* **Stated task**:
Without the images, write out all of the following entries exactly.

[Dataset excerpt]
-*-

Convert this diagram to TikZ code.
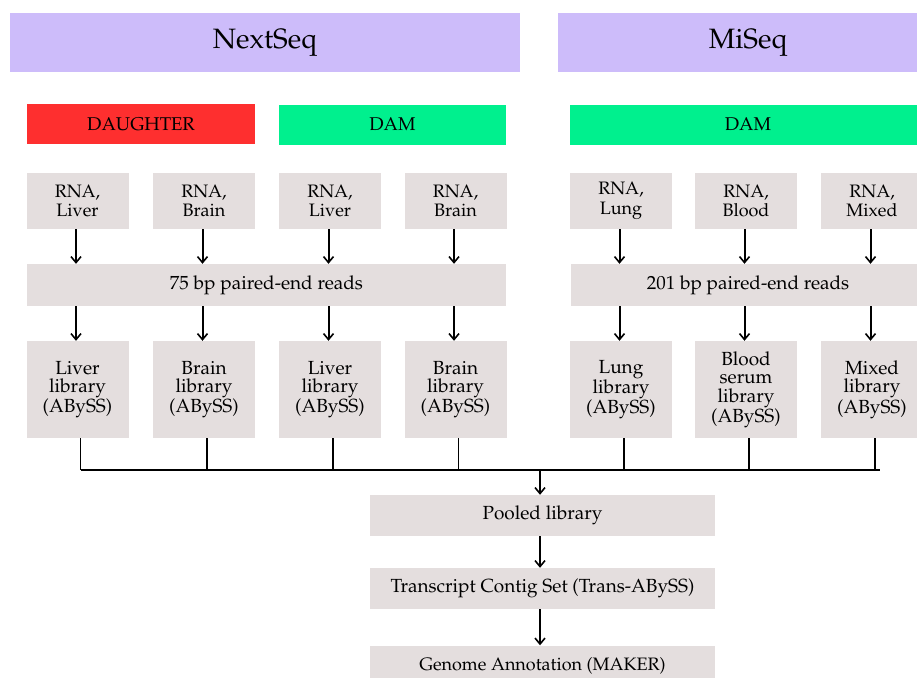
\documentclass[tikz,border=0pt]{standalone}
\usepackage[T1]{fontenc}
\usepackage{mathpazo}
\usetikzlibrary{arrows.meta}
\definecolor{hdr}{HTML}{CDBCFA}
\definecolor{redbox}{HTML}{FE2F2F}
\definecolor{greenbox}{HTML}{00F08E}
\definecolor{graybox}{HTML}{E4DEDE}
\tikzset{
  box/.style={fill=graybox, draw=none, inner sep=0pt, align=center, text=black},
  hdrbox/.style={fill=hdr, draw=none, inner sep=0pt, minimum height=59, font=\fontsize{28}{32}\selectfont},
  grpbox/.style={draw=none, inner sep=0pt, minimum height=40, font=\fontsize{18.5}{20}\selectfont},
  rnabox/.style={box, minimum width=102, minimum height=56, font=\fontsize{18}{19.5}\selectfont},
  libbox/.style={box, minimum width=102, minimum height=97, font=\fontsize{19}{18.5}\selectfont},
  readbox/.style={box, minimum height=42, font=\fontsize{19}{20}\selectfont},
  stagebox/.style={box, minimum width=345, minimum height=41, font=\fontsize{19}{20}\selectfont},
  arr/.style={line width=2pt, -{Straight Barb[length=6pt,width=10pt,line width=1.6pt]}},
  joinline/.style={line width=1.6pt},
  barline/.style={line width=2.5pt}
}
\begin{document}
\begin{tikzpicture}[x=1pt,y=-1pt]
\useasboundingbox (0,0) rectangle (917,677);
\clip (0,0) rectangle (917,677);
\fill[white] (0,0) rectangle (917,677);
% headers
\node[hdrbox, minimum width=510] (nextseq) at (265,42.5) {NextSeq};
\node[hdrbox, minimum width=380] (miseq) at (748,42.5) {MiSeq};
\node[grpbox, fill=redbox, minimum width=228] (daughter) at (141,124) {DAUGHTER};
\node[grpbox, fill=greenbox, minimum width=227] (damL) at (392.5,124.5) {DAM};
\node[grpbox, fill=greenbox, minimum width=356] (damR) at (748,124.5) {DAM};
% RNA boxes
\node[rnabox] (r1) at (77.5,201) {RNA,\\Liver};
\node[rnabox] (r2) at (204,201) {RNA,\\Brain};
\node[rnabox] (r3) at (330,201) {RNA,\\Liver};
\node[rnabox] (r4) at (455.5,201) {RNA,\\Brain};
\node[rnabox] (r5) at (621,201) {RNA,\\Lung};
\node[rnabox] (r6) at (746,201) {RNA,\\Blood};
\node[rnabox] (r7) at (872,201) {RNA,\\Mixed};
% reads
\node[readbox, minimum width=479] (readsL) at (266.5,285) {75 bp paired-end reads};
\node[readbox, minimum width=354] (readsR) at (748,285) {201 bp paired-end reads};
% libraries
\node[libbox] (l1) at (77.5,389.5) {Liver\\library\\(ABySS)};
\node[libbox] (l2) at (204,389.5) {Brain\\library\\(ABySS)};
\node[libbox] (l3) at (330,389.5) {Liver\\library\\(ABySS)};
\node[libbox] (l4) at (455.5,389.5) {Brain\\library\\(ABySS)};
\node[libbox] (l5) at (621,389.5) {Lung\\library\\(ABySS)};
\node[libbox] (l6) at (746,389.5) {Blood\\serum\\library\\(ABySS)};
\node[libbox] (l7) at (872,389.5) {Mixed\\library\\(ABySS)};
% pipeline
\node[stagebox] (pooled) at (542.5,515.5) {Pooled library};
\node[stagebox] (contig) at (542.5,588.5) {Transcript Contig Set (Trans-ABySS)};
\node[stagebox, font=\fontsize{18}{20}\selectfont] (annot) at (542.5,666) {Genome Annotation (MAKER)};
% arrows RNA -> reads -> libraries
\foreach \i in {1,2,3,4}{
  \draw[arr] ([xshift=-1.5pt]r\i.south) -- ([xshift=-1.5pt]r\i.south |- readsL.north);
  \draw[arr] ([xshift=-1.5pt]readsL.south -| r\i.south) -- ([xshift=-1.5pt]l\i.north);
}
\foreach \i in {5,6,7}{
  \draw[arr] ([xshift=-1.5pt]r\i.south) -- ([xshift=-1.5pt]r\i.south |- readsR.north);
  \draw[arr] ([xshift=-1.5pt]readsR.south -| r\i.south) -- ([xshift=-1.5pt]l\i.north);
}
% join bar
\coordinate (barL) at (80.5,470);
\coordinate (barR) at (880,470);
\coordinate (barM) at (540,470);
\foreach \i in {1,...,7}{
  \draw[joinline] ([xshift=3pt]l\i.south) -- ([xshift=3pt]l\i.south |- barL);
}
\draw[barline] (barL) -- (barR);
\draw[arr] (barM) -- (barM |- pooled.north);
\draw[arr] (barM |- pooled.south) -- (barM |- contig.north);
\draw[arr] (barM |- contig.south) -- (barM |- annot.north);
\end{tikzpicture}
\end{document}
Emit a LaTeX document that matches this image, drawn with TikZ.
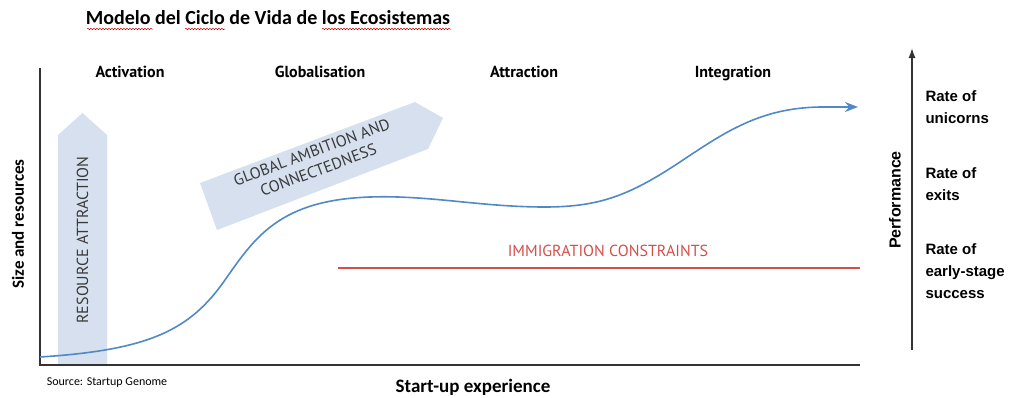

-*-

* **Response to this task**:
Convert this diagram to TikZ code.
\documentclass[tikz,border=0pt]{standalone}
\usepackage[T1]{fontenc}
\usepackage{mathpazo}
\usetikzlibrary{arrows.meta}
\definecolor{hdr}{HTML}{CDBCFA}
\definecolor{redbox}{HTML}{FE2F2F}
\definecolor{greenbox}{HTML}{00F08E}
\definecolor{graybox}{HTML}{E4DEDE}
\tikzset{
  box/.style={fill=graybox, draw=none, inner sep=0pt, align=center, text=black},
  hdrbox/.style={fill=hdr, draw=none, inner sep=0pt, minimum height=59, font=\fontsize{28}{32}\selectfont},
  grpbox/.style={draw=none, inner sep=0pt, minimum height=40, font=\fontsize{18.5}{20}\selectfont},
  rnabox/.style={box, minimum width=102, minimum height=56, font=\fontsize{18}{19.5}\selectfont},
  libbox/.style={box, minimum width=102, minimum height=97, font=\fontsize{19}{18.5}\selectfont},
  readbox/.style={box, minimum height=42, font=\fontsize{19}{20}\selectfont},
  stagebox/.style={box, minimum width=345, minimum height=41, font=\fontsize{19}{20}\selectfont},
  arr/.style={line width=2pt, -{Straight Barb[length=6pt,width=10pt,line width=1.6pt]}},
  joinline/.style={line width=1.6pt},
  barline/.style={line width=2.5pt}
}
\begin{document}
\begin{tikzpicture}[x=1pt,y=-1pt]
\useasboundingbox (0,0) rectangle (917,677);
\clip (0,0) rectangle (917,677);
\fill[white] (0,0) rectangle (917,677);
% headers
\node[hdrbox, minimum width=510] (nextseq) at (265,42.5) {NextSeq};
\node[hdrbox, minimum width=380] (miseq) at (748,42.5) {MiSeq};
\node[grpbox, fill=redbox, minimum width=228] (daughter) at (141,124) {DAUGHTER};
\node[grpbox, fill=greenbox, minimum width=227] (damL) at (392.5,124.5) {DAM};
\node[grpbox, fill=greenbox, minimum width=356] (damR) at (748,124.5) {DAM};
% RNA boxes
\node[rnabox] (r1) at (77.5,201) {RNA,\\Liver};
\node[rnabox] (r2) at (204,201) {RNA,\\Brain};
\node[rnabox] (r3) at (330,201) {RNA,\\Liver};
\node[rnabox] (r4) at (455.5,201) {RNA,\\Brain};
\node[rnabox] (r5) at (621,201) {RNA,\\Lung};
\node[rnabox] (r6) at (746,201) {RNA,\\Blood};
\node[rnabox] (r7) at (872,201) {RNA,\\Mixed};
% reads
\node[readbox, minimum width=479] (readsL) at (266.5,285) {75 bp paired-end reads};
\node[readbox, minimum width=354] (readsR) at (748,285) {201 bp paired-end reads};
% libraries
\node[libbox] (l1) at (77.5,389.5) {Liver\\library\\(ABySS)};
\node[libbox] (l2) at (204,389.5) {Brain\\library\\(ABySS)};
\node[libbox] (l3) at (330,389.5) {Liver\\library\\(ABySS)};
\node[libbox] (l4) at (455.5,389.5) {Brain\\library\\(ABySS)};
\node[libbox] (l5) at (621,389.5) {Lung\\library\\(ABySS)};
\node[libbox] (l6) at (746,389.5) {Blood\\serum\\library\\(ABySS)};
\node[libbox] (l7) at (872,389.5) {Mixed\\library\\(ABySS)};
% pipeline
\node[stagebox] (pooled) at (542.5,515.5) {Pooled library};
\node[stagebox] (contig) at (542.5,588.5) {Transcript Contig Set (Trans-ABySS)};
\node[stagebox, font=\fontsize{18}{20}\selectfont] (annot) at (542.5,666) {Genome Annotation (MAKER)};
% arrows RNA -> reads -> libraries
\foreach \i in {1,2,3,4}{
  \draw[arr] ([xshift=-1.5pt]r\i.south) -- ([xshift=-1.5pt]r\i.south |- readsL.north);
  \draw[arr] ([xshift=-1.5pt]readsL.south -| r\i.south) -- ([xshift=-1.5pt]l\i.north);
}
\foreach \i in {5,6,7}{
  \draw[arr] ([xshift=-1.5pt]r\i.south) -- ([xshift=-1.5pt]r\i.south |- readsR.north);
  \draw[arr] ([xshift=-1.5pt]readsR.south -| r\i.south) -- ([xshift=-1.5pt]l\i.north);
}
% join bar
\coordinate (barL) at (80.5,470);
\coordinate (barR) at (880,470);
\coordinate (barM) at (540,470);
\foreach \i in {1,...,7}{
  \draw[joinline] ([xshift=3pt]l\i.south) -- ([xshift=3pt]l\i.south |- barL);
}
\draw[barline] (barL) -- (barR);
\draw[arr] (barM) -- (barM |- pooled.north);
\draw[arr] (barM |- pooled.south) -- (barM |- contig.north);
\draw[arr] (barM |- contig.south) -- (barM |- annot.north);
\end{tikzpicture}
\end{document}
Emit a LaTeX document that matches this image, drawn with TikZ.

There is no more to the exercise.